At the time of the signing I wrote, “This probably diminishes the chances of the Giants spending big money on a free agent infielder like Ha-seong Kim,” which certainly didn’t prove the point I was trying to make, given A) Kim’s rough 2021, B) the fact that Kim didn’t actually get “big money” (at least not in the baseball sense — if someone wants to sign me for four years and $28 million, you can very easily find my email), and C) they ended up giving Tommy La Stella nearly the same AAV as the San Diego Padres gave Kim.
Regardless, you could see the point I was trying to make, and, in the process, the point the Giants were trying to make. Other than the opportunity cost of a spot on the 40-man roster, Vosler didn’t cost much. His salary was very cheap. He had options. And the team was bad enough that they could easily justify giving a roster spot to an unknown entity who was unlikely to help them win games.
It was still weird, though.
It’s not any less weird now. It’s even more weird, perhaps. It’s more weird because, as you all know by now, the Giants did not flirt with mediocrity, but instead ghosted it in favor of the far more appealing and lust-worthy franchise record of 107 wins. The Giants brass didn’t know that would happen, but it did happen, and it made the Vosler move look even odder.
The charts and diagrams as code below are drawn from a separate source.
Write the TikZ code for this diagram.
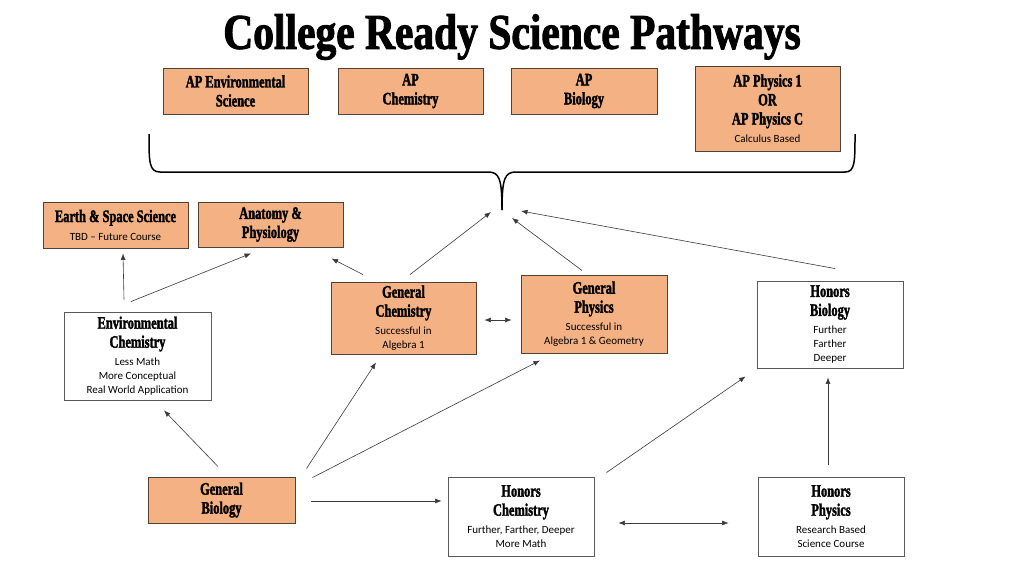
\documentclass[tikz,border=0pt]{standalone}
\usepackage{fontspec}
\usetikzlibrary{arrows.meta,calc}
\newfontfamily\hdfont{Liberation Serif}[FakeStretch=0.71,BoldFeatures={FakeBold=1.8}]
\newfontfamily\ttlfont{Liberation Serif}[FakeStretch=0.83,BoldFeatures={FakeBold=1.8}]
\newfontfamily\smfont{Carlito}
\definecolor{boxorange}{HTML}{F4B183}
\definecolor{boxline}{HTML}{4F4239}
\definecolor{wline}{HTML}{5A5A5A}
\definecolor{arrgray}{HTML}{3A3A3A}
\newcommand{\hd}{\hdfont\bfseries\fontsize{17.5}{19}\selectfont}
\newcommand{\sm}{\smfont\mdseries\fontsize{11}{14}\selectfont}
% line breaks: heading->heading 19pt, heading->small 18pt, small->small 14pt
\newcommand{\nh}{\cr}
\newcommand{\ns}{\cr\noalign{\vskip-1pt}}
\newcommand{\nn}{\cr\noalign{\vskip-5pt}}
\newcommand{\stack}[1]{\vbox{\baselineskip=19pt\lineskiplimit=-100pt\lineskip=0pt\halign{\hfil\hd##\hfil\cr#1\crcr}}}
\begin{document}
\begin{tikzpicture}[x=1pt,y=-1pt,
  obox/.style={draw=boxline,line width=0.9pt,fill=boxorange,inner sep=0pt},
  wbox/.style={draw=wline,line width=0.9pt,fill=white,inner sep=0pt},
  arr/.style={draw=arrgray,line width=0.6pt,-{Latex[length=6.5pt,width=5pt]}},
  darr/.style={draw=arrgray,line width=0.6pt,{Latex[length=6.5pt,width=5pt]}-{Latex[length=6.5pt,width=5pt]}}]
\useasboundingbox (0,0) rectangle (1024,576);
\fill[white] (0,0) rectangle (1024,576);

\node[font=\ttlfont\bfseries\fontsize{50}{56}\selectfont] (title) at (512,37) {College Ready Science Pathways};

\node[obox,minimum width=145pt,minimum height=46pt] (apenv) at (235.5,91) {\stack{AP Environmental\nh Science}};
\node[obox,minimum width=145pt,minimum height=46pt] (apchem) at (410.5,91) {\stack{AP\nh Chemistry}};
\node[obox,minimum width=146pt,minimum height=46pt] (apbio) at (584,91) {\stack{AP\nh Biology}};
\node[obox,minimum width=145pt,minimum height=85pt] (apphys) at (767.5,108.5) {\stack{AP Physics 1\nh OR\nh AP Physics C\ns \sm Calculus Based}};

\node[obox,minimum width=145pt,minimum height=46pt] (earth) at (115.5,225) {\stack{Earth \& Space Science\ns \sm TBD – Future Course}};
\node[obox,minimum width=145pt,minimum height=45pt] (anat) at (270.5,224.5) {\stack{Anatomy \&\nh Physiology}};

\node[wbox,minimum width=147pt,minimum height=88pt] (envchem) at (137.5,356) {\stack{Environmental\nh Chemistry\ns \sm Less Math\nn \sm More Conceptual\nn \sm Real World Application}};
\node[obox,minimum width=145pt,minimum height=72pt] (genchem) at (403.5,318) {\stack{General\nh Chemistry\ns \sm Successful in\nn \sm Algebra 1}};
\node[obox,minimum width=146pt,minimum height=78pt] (genphys) at (594,314) {\stack{General\nh Physics\ns \sm Successful in\nn \sm Algebra 1 \& Geometry}};
\node[wbox,minimum width=146pt,minimum height=87pt] (honbio) at (830,324.5) {\stack{Honors\nh Biology\ns \sm Further\nn \sm Farther\nn \sm Deeper}};

\node[obox,minimum width=147pt,minimum height=46pt] (genbio) at (221.5,500) {\stack{General\nh Biology}};
\node[wbox,minimum width=146pt,minimum height=79pt] (honchem) at (521,516.5) {\stack{Honors\nh Chemistry\ns \sm Further, Farther, Deeper\nn \sm More Math}};
\node[wbox,minimum width=146pt,minimum height=79pt] (honphys) at (831,516.5) {\stack{Honors\nh Physics\ns \sm Research Based\nn \sm Science Course}};

% brace
\coordinate (bracetip) at (502,210);
\draw[black,line width=1.5pt] (149,134) .. controls (149,162) and (149,172) .. (160,172) -- (488,172) .. controls (499,172) and (502,178) .. (bracetip);
\draw[black,line width=1.5pt] (bracetip) .. controls (502,178) and (505,172) .. (516,172) -- (845,172) .. controls (855,172) and (855,162) .. (855,134);

% connectors
\draw[arr] ($(envchem.north)+(-13.5,-12)$) -- ($(earth.south)+(7.5,5)$);
\draw[arr] ($(envchem.north)+(-6.5,-10)$) -- ($(anat.south)+(-19.5,6)$);
\draw[arr] ($(genchem.north)+(-40.5,-7)$) -- ($(anat.south east)+(-12,11)$);
\draw[arr] ($(genchem.north)+(6.5,-7)$) -- ($(bracetip)+(-11,2)$);
\draw[arr] ($(genphys.north)+(-12,-4)$) -- ($(bracetip)+(10,8)$);
\draw[arr] ($(honbio.north)+(5,-12)$) -- ($(bracetip)+(19,1)$);
\draw[darr] ($(genchem.east)+(8,2)$) -- ($(genphys.west)+(-9,6)$);
\draw[arr] ($(genbio.north)+(-3.5,-10)$) -- ($(envchem.south)+(26.5,10)$);
\draw[arr] ($(genbio.north east)+(11,-8)$) -- ($(genchem.south)+(-27.5,8)$);
\draw[arr] ($(genbio.north east)+(17,1)$) -- ($(genphys.south)+(-54,7)$);
\draw[arr] ($(genbio.east)+(16,1)$) -- ($(honchem.west)+(-6,-15.5)$);
\draw[arr] ($(honchem.north east)+(12,-4)$) -- ($(honbio.south west)+(-11,8)$);
\draw[darr] ($(honchem.east)+(24,6.5)$) -- ($(honphys.west)+(-29,6.5)$);
\draw[arr] ($(honphys.north)+(-3,-12)$) -- ($(honbio.south)+(-2,9)$);
\end{tikzpicture}
\end{document}
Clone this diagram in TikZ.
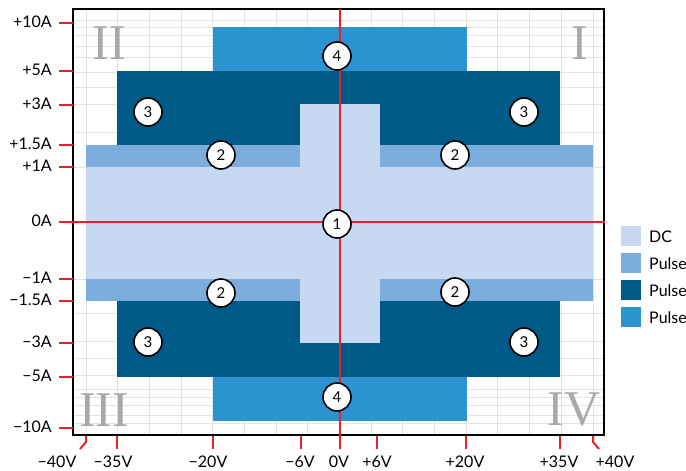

On top of that, Vosler played rather poorly, which put a large, moist blanket over the fire that was a lingering hope that the Giants simply saw something in Vosler that previous teams had not.
And so Vosler’s debut MLB season began with a perplexing contract, and ended with a perplexing performance, all for an eternally perplexing team.
Role in 2022
Despite everything I just said, the Giants still seem decently high on Vosler, whom they trusted on numerous occasions throughout the season. He’s a depth piece they seem to quite like, and they’re not exactly overflowing with MLB-ready infield prospects.
Vosler did have a good year in AAA, slashing .295/.385/.529 (125 wRC+) for the Sacramento River Cats, and showing impressive plate control and discipline, drawing 36 walks to just 45 strikeouts in 309 plate appearances.
So it seems like a decent bet that he’ll be back on the team, in a similar role.
Perhaps this time it’ll be a touch less perplexing.